Bunun için yazının ilk cümlelerinde biraz ipucu vermiş olabilirim. Fakat içimdeki deli Tool hayranı pek de söz dinlemiyor. Tool’un kendisi de pek söz dinleyen bir tip değil zaten. Aslında bakacak olursanız her ne kadar yeni albümün on üç yıl gibi bir süre içinde gelmeyişinden şikayet etsek de, bu oldukça saygı duyulması gereken bir durum. Çünkü bu süre grup elemanlarının kendi aralarındaki kavgalarından (bkz. System of a Down) veya grup elemanlarının bireysel işlerinden dolayı ekiplerine ayıracak vakti bulamamalarından (bkz. yine System of a Down) kaynaklanmıyor. Tool, 2006 çıkışlı “10,000 Days” sonrası içine sinen bir albüm yapmak istiyor. Normalde 2009’a kadar yeni bir albüm müjdelemeye hazırlanırlarken belli aksaklıklardan ve istedikleri albümü üretememiş olmalarından dolayı “Fear Inoculum”a kavuşmamız bu kadar uzun sürüyor. Bu kadar baskı altında tüm olumsuzlukları kulak ardı edip yalnızca ortaya çıkarmak istedikleri müziğin kalitesine odaklanmak iste tebrik edilmesi gereken bir durum.

Fear Inoculum, devasa bir albüm. Ara geçişleri saymazsak sadece yedi parçadan oluşan ve en kısa parçasının süresi 10 dakika 5 saniye olan bir albümden bahsediyoruz. Alıştığımız teknik Tool’u ne kadar özlediğimizi bize hatırlatan, aynı zamanda oldukça kişisel problemlere de odaklanan bir albüm Fear Inoculum. Grup elemanlarının yaşlanma korkusu parçaların ana fikirlerinde hissedildiği gibi eriştikleri olgunluk da albümün her saniyesinde kendini belli ediyor. Bu adamların söz konusu müzik olduğunda nasıl birer deha olduklarının tartışmaya açık bir konu olduğunu düşünen varsa buraya alıyoruz kendilerini. Fear Inoculum sadece bir müzik albümü değil, kapsamlı bir felsefi yolculuk.
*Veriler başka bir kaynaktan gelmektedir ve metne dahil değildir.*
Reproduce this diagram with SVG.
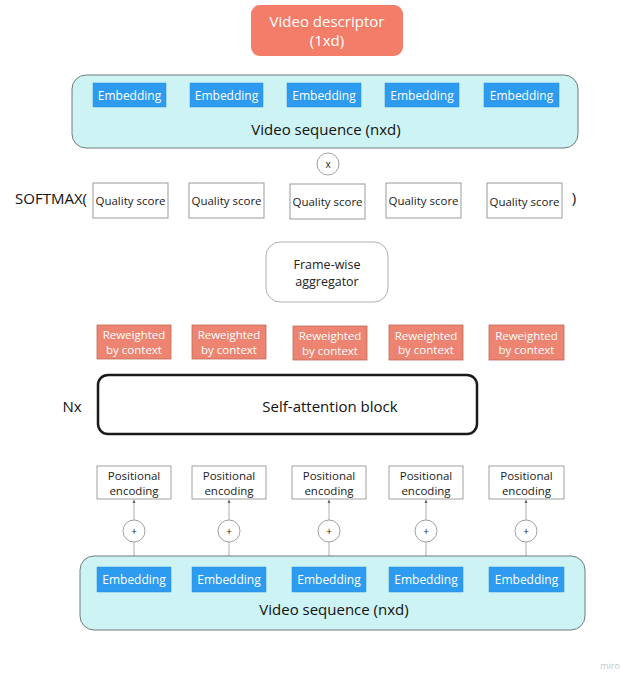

Parçaların uzunluğu, tekrar düşüyor olması ve belli kısımlarının sıkıcı olması hakkında birden çok yorum okumuş olabilirsiniz. Bunlara katılıyor da olabilirsiniz. Elbette zevklerin tartışılmasına gerek yok böyle bir ortamda. Fakat bu denli büyük ölçüde parçaların yazılması, birleştirilmesi ve inanılmaz derecede harika uyum içerisinde olduklarını kabul etmiyorsanız, orada bozuşuruz. Benimsemek ve sevmek başka, saygı duymak başkadır sonuçta. Bana soracak olursanız, Fear Inoculum son on yılda dinlediğim en iyi albüm. Bunun belki de bu zamana kadar kurduğum en iddialı cümle olduğunun farkındayım fakat durum bu. Üzerinde bir süredir düşünüyorum ve son on yılda birçok albüm dinledim. Fear Inoculum, bunların en tepesine oturmaya layık bir albüm. Kişisel zevklerime hitap ettiği kadar objektif bakış açımı da tatmin eden bir eser. Tool’dan yeni bir albüm beklemek ne kadar doğru bilmiyorum fakat ben damağımda kalan bu tattan sonra umudumu kaybetmem.